Wednesday, February 11, 2009

Comments on Belmont Club "Opening the package"


Yesterday I went to a debate on the Green Subsidies sponsored by the Smith Family Foundation http://www.thesmithfamilyfoundation.org. These are always the best policy debates available. A nice enough fellow arguing for "green investments" on behalf of the National Resources Defense Council pointed out that he had spent years working for Nomura so he knew that mindless stimulus spending wouldn't work and the problem was that the lack of liquidity brought about by the housing manipulations prevented the presumably worthy projects he was advocating from getting market financing. When I pointed out that no one could seriously trust these projects to the same corrupt people who created the financial meltdown to begin with he could only spread his hands and smile.

When asked which was more environmentally destructive a regulated socialized society or a freer less regulated one the representative of Green for All claimed not to know. The representative of the American Enterprise Institute happily took that ball and ran with it. I was reminded of:

Vaclav Havel's New years Speech

At the end a nice campus radical, I do not know if he was a Sparticist or a Revolutionary Maoist or a member of some other alphabet party, tried to have some fun with me after assuming that I was a representative of Wealth and Power. Since I was alas painfully aware that he had no judgement in these matters I was not threatened and enjoyed the encounter. Shows you that the left are more slavishly dependent on appearances and good clothes than the right is. His problem was that he wanted people to want "better things" cleaner air or dignity for old auto workers, choices that meant altering their preferences. When I pointed out that the preferences were a priori to the economic analysis he wanted to make people change their desires, what I called their Utilities. Given the extensive track record on the results of having sincere people use government power to change the General Will to a more moral position I felt safe in urging him to, in Vaclav Havel's words, "Look out the window."

@Eggplant (Comment #201),
This is similar to the problem I faced when talking to the campus radical in my post #75. He was emotionally ready I think to emulate other great revolutionary intellectuals such as Pol Pot and sacrifice the selfish inhabitants of the present for a more moral future. Regrettably I do not see that the external code is sufficient protection against following that path. Humans are to smart, to adaptable and flexible for that. The most subtle and competent among us are the most likely to succumb to the temptations of solipsism. Any decently trained scholar can twist a moral text to justify purging a guilty land in blood.

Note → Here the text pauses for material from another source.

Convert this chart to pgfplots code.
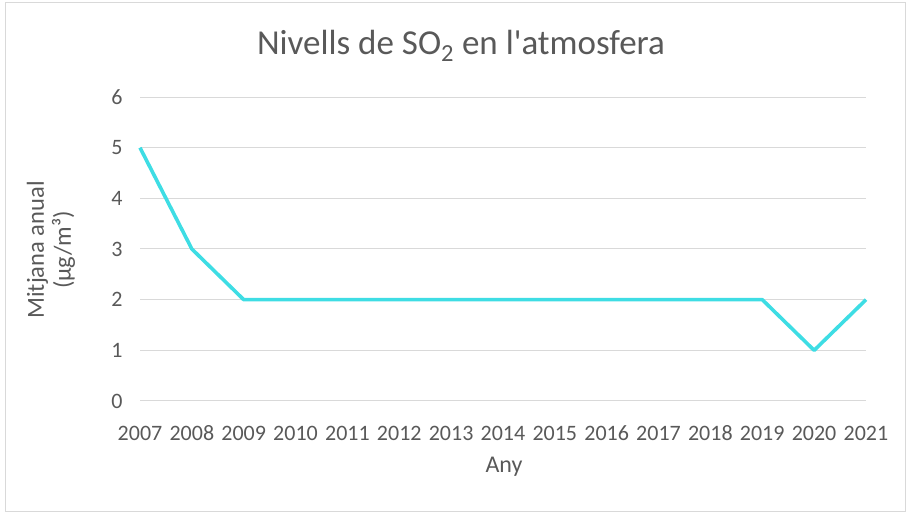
\documentclass[border=0pt]{standalone}
\usepackage{pgfplots}
\pgfplotsset{compat=1.18}
\usepackage{fontspec}
\setmainfont{Carlito}
\newfontfamily\titlefont{Carlito}[Ligatures=TeXOff]
\definecolor{txt}{HTML}{595959}
\definecolor{grd}{HTML}{D9D9D9}
\definecolor{ln}{HTML}{3EDDE4}
\begin{document}
\begin{tikzpicture}[x=1pt,y=1pt]
\path[use as bounding box] (0,0) rectangle (910,513);
\draw[grd, line width=0.8pt] (5,2) rectangle (905,511);
\begin{axis}[
  at={(140pt,112pt)}, anchor=south west,
  width=726pt, height=304pt, scale only axis,
  xmin=2007, xmax=2021, ymin=0, ymax=6,
  xtick={2007,...,2021}, ytick={0,...,6},
  /pgf/number format/assume math mode=true,
  xticklabel={\pgfmathprintnumber[1000 sep={}]{\tick}},
  ymajorgrids, grid style={grd, line width=1pt},
  axis line style={draw=none},
  axis x line*=bottom,
  major tick length=0pt,
  tick label style={font=\fontsize{22}{24}\selectfont, text=txt},
  xticklabel style={anchor=base, yshift=-40pt},
  yticklabel style={xshift=-14pt},
  clip=false,
]
\addplot[ln, line width=3.6pt, line join=round] coordinates {
(2007,5) (2008,3) (2009,2) (2010,2) (2011,2) (2012,2) (2013,2) (2014,2)
(2015,2) (2016,2) (2017,2) (2018,2) (2019,2) (2020,1) (2021,2)};
\end{axis}
\node[text=txt, font=\titlefont\fontsize{35}{38}\selectfont] at (461,467) {Nivells de SO\textsubscript{2} en l'atmosfera};
\node[text=txt, font=\fontsize{24.5}{27}\selectfont, rotate=90, align=center] at (51,263) {Mitjana anual\\(µg/m³)};
\node[text=txt, font=\fontsize{24}{26}\selectfont] at (504,46) {Any};
\end{tikzpicture}
\end{document}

What is needed is an internal brake and not one that is sophisticated but rather one that is more durable for being modest. Whiskey is right is pointing out that the responsibilities of domestic life make women, and I would think men, more practical and focused. This reduces the risk of their engaging in selfish and romantic explorations that could endanger society at large. One reason that I believe in 6 months of universal military training after the 17th birthday is that, at a minimal cost to society since little other productive activity would be forgone, people would get sufficient training in practical problem solving to reduce the probability of their falling prey to irrational exuberance in the future. People need to be taught, in Vaclav Havel's phrase, to "look out the window."

Of course we will always need some risk takers, visionaries and rule breakers. A general encouragement of individual restraint and modesty in the culture, in far more than the sexual sense, will allow for personal liberty and creativity while stopping conditions in which the "Sex and the City" Left both milks the productive cow dry and ties down the risk taking sheep dogs, while falling prey to Millenarian moral extremists.